Requirement → The lines from the beginning of the records below through the one holding "const sliceShares = [75, 20, 2.5, 2.5];" are to be copied exactly; leave the pictures out.
-- START Records --
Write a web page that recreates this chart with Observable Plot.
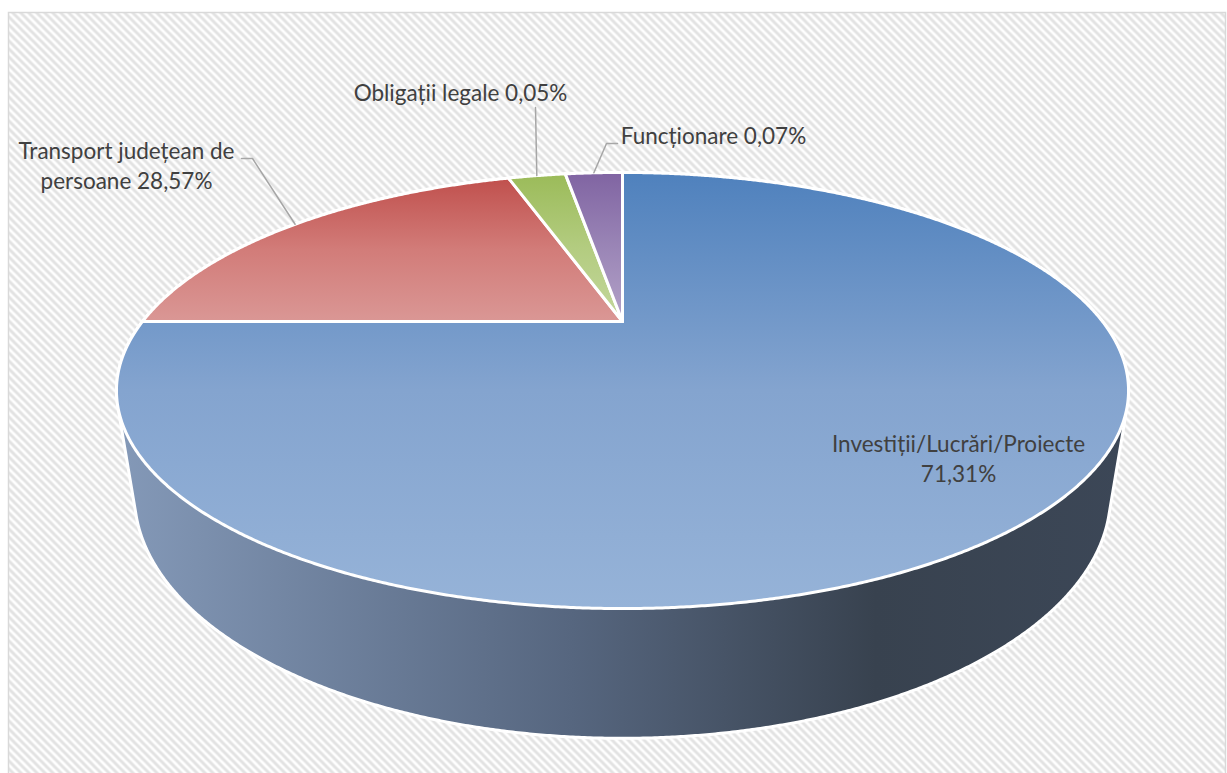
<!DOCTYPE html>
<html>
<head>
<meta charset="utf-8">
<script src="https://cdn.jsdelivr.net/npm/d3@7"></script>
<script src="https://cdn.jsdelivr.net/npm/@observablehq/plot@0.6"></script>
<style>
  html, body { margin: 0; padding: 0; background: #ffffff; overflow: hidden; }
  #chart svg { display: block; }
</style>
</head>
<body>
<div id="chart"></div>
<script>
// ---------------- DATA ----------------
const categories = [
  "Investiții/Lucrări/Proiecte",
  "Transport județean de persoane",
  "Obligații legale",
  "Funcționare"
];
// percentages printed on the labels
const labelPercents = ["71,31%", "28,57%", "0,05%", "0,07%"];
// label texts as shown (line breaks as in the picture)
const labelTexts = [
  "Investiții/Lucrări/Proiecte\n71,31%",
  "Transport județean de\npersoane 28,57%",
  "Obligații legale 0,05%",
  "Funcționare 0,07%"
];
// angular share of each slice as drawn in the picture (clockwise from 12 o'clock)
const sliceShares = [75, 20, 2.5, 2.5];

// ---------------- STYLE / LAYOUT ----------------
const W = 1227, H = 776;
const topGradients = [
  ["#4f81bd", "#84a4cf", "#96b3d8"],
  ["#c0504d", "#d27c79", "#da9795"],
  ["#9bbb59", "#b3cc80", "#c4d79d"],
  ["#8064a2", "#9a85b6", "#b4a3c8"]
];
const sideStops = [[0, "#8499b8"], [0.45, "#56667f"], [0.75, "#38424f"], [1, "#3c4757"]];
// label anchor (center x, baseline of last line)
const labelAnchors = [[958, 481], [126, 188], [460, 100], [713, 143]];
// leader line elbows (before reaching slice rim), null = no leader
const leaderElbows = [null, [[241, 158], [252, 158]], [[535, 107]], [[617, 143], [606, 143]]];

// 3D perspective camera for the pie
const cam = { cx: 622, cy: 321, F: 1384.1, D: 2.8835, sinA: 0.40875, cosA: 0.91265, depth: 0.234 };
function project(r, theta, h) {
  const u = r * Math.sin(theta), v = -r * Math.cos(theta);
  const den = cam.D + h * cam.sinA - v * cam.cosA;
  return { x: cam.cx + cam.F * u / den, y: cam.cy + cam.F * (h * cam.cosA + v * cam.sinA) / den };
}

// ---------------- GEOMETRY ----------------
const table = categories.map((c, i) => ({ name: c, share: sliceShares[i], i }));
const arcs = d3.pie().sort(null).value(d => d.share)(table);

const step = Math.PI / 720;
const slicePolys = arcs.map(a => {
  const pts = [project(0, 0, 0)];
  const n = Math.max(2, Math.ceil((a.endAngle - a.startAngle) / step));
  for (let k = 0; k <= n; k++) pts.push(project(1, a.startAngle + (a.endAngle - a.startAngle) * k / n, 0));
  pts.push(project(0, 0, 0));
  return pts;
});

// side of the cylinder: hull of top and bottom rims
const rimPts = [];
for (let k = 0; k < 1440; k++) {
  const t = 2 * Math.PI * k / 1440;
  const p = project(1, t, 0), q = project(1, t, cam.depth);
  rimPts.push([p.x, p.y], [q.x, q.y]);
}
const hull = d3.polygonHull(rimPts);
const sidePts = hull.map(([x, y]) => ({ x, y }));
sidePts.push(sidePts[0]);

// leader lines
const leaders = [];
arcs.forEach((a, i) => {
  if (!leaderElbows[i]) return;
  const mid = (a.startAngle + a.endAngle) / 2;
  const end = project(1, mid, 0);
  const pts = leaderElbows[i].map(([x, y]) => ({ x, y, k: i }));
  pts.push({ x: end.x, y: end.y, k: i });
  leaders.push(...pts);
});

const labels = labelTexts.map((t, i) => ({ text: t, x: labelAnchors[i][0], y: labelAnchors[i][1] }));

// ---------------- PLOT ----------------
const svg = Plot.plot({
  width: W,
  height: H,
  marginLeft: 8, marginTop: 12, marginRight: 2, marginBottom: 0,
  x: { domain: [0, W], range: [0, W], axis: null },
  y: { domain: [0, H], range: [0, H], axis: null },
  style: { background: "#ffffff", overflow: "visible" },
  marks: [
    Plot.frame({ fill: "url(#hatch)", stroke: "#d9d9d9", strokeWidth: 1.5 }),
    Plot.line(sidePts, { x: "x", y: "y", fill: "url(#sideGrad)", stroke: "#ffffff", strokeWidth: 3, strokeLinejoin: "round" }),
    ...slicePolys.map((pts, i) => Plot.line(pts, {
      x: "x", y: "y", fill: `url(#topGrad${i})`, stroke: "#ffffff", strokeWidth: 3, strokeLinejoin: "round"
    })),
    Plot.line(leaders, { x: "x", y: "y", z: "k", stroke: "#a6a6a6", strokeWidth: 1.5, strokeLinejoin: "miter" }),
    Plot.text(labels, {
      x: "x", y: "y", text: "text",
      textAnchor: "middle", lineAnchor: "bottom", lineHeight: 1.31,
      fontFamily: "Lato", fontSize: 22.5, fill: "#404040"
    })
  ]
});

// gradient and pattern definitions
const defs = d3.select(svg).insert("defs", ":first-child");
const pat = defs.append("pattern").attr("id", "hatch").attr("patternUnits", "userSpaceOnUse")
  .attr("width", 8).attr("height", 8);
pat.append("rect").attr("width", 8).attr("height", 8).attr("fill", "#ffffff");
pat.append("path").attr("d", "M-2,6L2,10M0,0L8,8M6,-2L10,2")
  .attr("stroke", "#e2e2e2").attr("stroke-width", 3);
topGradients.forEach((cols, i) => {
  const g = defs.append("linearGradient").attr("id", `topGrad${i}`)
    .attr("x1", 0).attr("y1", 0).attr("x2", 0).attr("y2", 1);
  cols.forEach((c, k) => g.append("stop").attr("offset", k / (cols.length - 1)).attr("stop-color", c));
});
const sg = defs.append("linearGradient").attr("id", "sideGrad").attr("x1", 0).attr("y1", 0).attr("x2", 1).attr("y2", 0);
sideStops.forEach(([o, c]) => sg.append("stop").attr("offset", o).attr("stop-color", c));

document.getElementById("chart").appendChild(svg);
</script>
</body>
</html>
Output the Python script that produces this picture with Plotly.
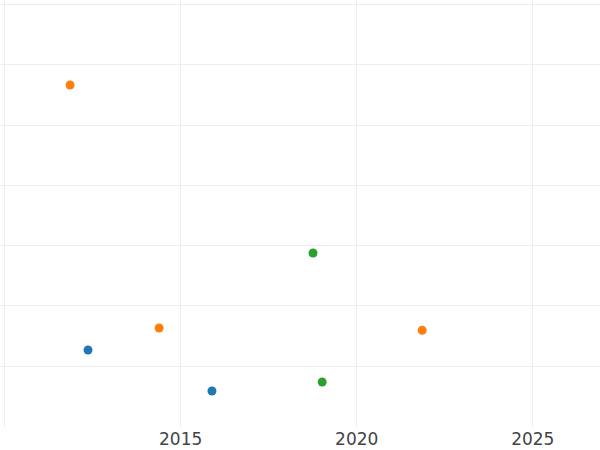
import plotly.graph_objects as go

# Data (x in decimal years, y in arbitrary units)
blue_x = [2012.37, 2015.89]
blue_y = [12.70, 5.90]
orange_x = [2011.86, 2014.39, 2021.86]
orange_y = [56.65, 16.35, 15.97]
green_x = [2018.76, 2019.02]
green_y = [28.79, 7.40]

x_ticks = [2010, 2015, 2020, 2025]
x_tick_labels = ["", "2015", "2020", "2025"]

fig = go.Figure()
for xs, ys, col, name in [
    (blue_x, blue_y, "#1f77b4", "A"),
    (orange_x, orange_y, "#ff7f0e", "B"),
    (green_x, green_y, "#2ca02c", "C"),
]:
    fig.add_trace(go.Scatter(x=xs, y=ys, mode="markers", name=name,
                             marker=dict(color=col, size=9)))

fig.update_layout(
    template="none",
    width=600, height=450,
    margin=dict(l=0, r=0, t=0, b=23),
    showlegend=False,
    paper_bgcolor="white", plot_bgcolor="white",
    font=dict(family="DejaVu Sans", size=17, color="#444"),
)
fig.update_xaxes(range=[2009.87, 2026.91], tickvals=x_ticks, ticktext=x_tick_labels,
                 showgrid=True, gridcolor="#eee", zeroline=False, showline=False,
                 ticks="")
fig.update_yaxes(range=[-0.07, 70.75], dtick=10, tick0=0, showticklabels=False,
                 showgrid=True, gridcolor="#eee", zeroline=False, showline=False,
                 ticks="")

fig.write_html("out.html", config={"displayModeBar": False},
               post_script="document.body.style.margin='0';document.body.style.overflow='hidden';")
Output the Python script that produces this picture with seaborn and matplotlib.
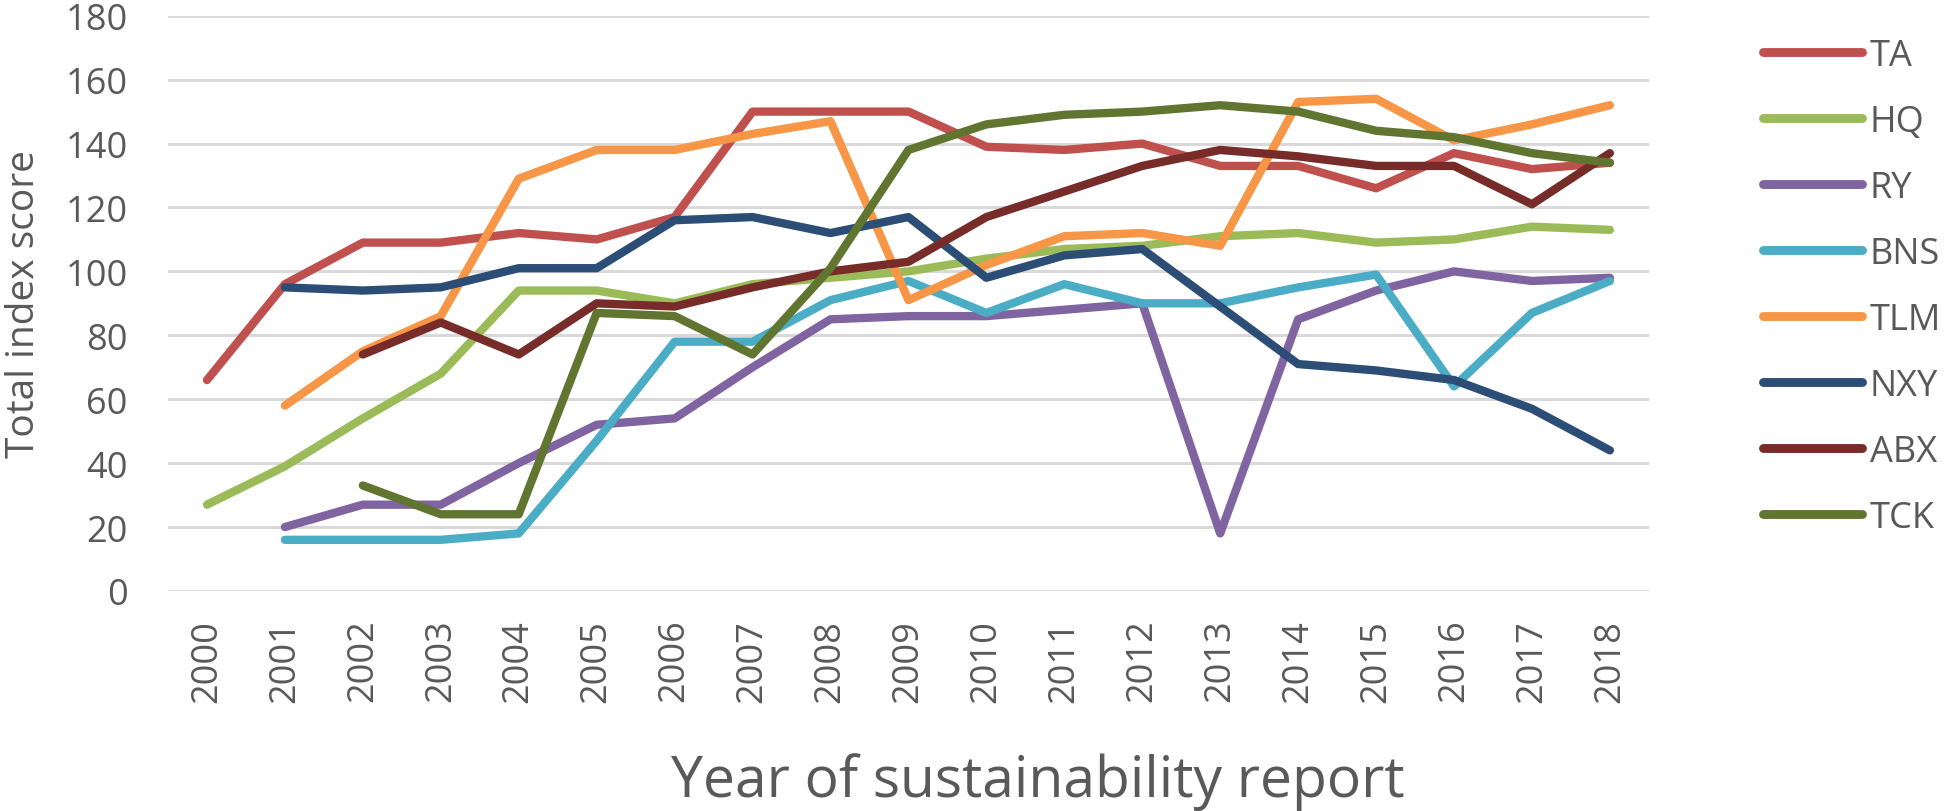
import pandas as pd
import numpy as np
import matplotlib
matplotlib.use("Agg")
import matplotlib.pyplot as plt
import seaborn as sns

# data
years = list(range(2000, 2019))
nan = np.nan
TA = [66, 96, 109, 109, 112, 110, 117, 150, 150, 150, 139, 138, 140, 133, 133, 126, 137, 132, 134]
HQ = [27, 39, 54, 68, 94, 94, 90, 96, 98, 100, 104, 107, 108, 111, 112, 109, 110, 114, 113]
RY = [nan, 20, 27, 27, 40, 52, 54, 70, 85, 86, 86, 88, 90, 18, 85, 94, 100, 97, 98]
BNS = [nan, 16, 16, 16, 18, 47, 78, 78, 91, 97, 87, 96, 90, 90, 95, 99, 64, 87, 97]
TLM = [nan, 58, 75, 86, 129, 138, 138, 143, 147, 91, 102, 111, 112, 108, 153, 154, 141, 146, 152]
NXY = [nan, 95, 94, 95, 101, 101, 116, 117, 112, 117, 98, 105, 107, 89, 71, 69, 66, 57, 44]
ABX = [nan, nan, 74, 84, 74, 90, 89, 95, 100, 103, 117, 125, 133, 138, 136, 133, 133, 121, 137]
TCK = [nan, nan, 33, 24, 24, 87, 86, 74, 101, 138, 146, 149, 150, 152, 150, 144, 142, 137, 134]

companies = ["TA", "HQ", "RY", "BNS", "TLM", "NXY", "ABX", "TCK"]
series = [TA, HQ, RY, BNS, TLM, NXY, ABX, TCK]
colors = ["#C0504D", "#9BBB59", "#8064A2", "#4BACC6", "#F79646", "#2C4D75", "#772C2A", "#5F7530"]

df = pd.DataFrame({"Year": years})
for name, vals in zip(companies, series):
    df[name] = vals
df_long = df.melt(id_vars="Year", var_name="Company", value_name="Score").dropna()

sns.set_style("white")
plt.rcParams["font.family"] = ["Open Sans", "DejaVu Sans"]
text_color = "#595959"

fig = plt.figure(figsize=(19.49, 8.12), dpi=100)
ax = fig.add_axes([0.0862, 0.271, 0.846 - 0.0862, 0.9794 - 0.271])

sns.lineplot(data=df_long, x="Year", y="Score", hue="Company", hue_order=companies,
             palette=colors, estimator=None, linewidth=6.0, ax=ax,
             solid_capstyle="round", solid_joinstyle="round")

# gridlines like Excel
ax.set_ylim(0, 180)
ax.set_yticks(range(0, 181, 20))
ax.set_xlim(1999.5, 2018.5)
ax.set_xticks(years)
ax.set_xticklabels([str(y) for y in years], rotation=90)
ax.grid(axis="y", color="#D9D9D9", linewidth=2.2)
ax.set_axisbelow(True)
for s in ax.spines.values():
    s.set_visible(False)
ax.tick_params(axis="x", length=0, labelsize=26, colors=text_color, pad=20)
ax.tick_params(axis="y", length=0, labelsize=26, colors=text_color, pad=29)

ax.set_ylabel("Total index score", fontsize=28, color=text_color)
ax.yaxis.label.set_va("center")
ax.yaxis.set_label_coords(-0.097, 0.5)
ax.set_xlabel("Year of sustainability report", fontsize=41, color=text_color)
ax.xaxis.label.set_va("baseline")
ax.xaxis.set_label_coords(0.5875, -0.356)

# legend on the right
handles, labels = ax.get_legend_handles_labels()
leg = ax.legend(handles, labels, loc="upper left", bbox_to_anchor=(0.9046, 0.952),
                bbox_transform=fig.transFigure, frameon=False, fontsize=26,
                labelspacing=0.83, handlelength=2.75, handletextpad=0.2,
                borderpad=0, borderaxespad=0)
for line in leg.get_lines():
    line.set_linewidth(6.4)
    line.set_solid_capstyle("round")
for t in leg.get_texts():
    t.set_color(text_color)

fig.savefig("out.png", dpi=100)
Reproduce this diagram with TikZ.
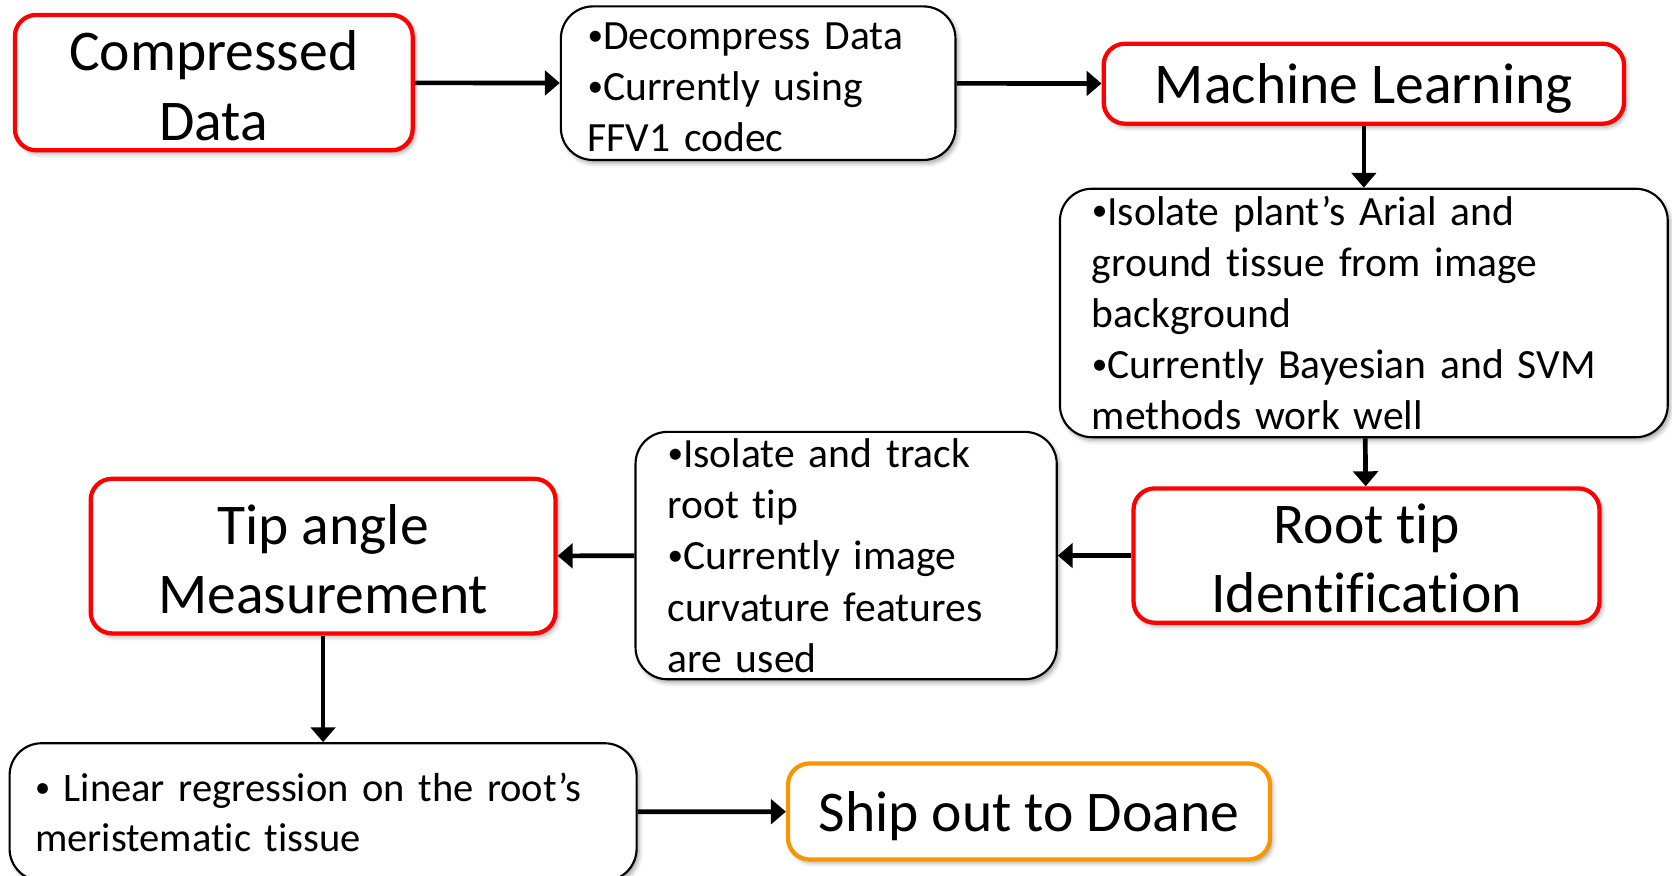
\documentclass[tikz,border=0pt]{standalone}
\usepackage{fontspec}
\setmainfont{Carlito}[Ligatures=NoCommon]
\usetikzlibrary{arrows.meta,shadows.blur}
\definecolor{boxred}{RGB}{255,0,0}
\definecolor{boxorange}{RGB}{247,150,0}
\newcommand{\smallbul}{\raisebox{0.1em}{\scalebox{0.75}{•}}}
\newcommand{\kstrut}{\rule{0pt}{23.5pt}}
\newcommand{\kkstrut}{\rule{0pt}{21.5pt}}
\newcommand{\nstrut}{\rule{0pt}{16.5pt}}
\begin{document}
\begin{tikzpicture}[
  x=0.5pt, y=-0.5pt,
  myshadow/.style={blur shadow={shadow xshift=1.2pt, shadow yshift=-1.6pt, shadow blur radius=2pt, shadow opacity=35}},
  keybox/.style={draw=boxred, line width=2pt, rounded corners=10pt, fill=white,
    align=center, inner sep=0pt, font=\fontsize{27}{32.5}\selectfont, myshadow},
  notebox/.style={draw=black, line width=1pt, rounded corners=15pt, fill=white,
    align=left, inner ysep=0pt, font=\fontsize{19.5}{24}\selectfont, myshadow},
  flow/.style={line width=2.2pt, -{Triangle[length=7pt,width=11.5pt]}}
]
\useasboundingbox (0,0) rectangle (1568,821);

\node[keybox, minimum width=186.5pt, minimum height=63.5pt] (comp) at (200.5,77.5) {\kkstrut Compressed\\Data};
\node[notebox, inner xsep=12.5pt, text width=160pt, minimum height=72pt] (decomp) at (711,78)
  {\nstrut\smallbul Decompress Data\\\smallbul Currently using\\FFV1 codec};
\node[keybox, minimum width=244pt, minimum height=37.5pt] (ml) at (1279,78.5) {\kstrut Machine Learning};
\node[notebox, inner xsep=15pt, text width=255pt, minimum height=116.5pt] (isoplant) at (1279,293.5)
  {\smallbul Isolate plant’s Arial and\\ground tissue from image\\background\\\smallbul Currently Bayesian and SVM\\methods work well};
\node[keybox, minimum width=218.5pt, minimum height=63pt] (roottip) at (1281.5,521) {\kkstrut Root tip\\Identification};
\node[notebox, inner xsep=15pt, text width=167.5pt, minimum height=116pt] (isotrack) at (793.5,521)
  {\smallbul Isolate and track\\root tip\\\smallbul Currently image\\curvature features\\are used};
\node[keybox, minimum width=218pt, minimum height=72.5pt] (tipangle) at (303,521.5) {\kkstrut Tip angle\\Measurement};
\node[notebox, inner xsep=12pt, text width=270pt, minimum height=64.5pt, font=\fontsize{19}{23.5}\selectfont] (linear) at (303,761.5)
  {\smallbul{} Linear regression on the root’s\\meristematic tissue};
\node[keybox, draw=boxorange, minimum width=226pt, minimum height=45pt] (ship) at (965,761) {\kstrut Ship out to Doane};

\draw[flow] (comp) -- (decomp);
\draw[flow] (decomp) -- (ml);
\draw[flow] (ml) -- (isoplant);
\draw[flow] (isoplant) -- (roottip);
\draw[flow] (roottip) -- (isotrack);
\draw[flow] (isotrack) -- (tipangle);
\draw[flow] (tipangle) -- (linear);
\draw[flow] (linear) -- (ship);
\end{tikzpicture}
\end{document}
-- END Records --
Response below →
Write a web page that recreates this chart with Observable Plot.
<!DOCTYPE html>
<html>
<head>
<meta charset="utf-8">
<script src="https://cdn.jsdelivr.net/npm/d3@7"></script>
<script src="https://cdn.jsdelivr.net/npm/@observablehq/plot@0.6"></script>
<style>
  html, body { margin: 0; padding: 0; background: #ffffff; overflow: hidden; }
  #chart svg { display: block; }
</style>
</head>
<body>
<div id="chart"></div>
<script>
// ---------------- DATA ----------------
const categories = [
  "Investiții/Lucrări/Proiecte",
  "Transport județean de persoane",
  "Obligații legale",
  "Funcționare"
];
// percentages printed on the labels
const labelPercents = ["71,31%", "28,57%", "0,05%", "0,07%"];
// label texts as shown (line breaks as in the picture)
const labelTexts = [
  "Investiții/Lucrări/Proiecte\n71,31%",
  "Transport județean de\npersoane 28,57%",
  "Obligații legale 0,05%",
  "Funcționare 0,07%"
];
// angular share of each slice as drawn in the picture (clockwise from 12 o'clock)
const sliceShares = [75, 20, 2.5, 2.5];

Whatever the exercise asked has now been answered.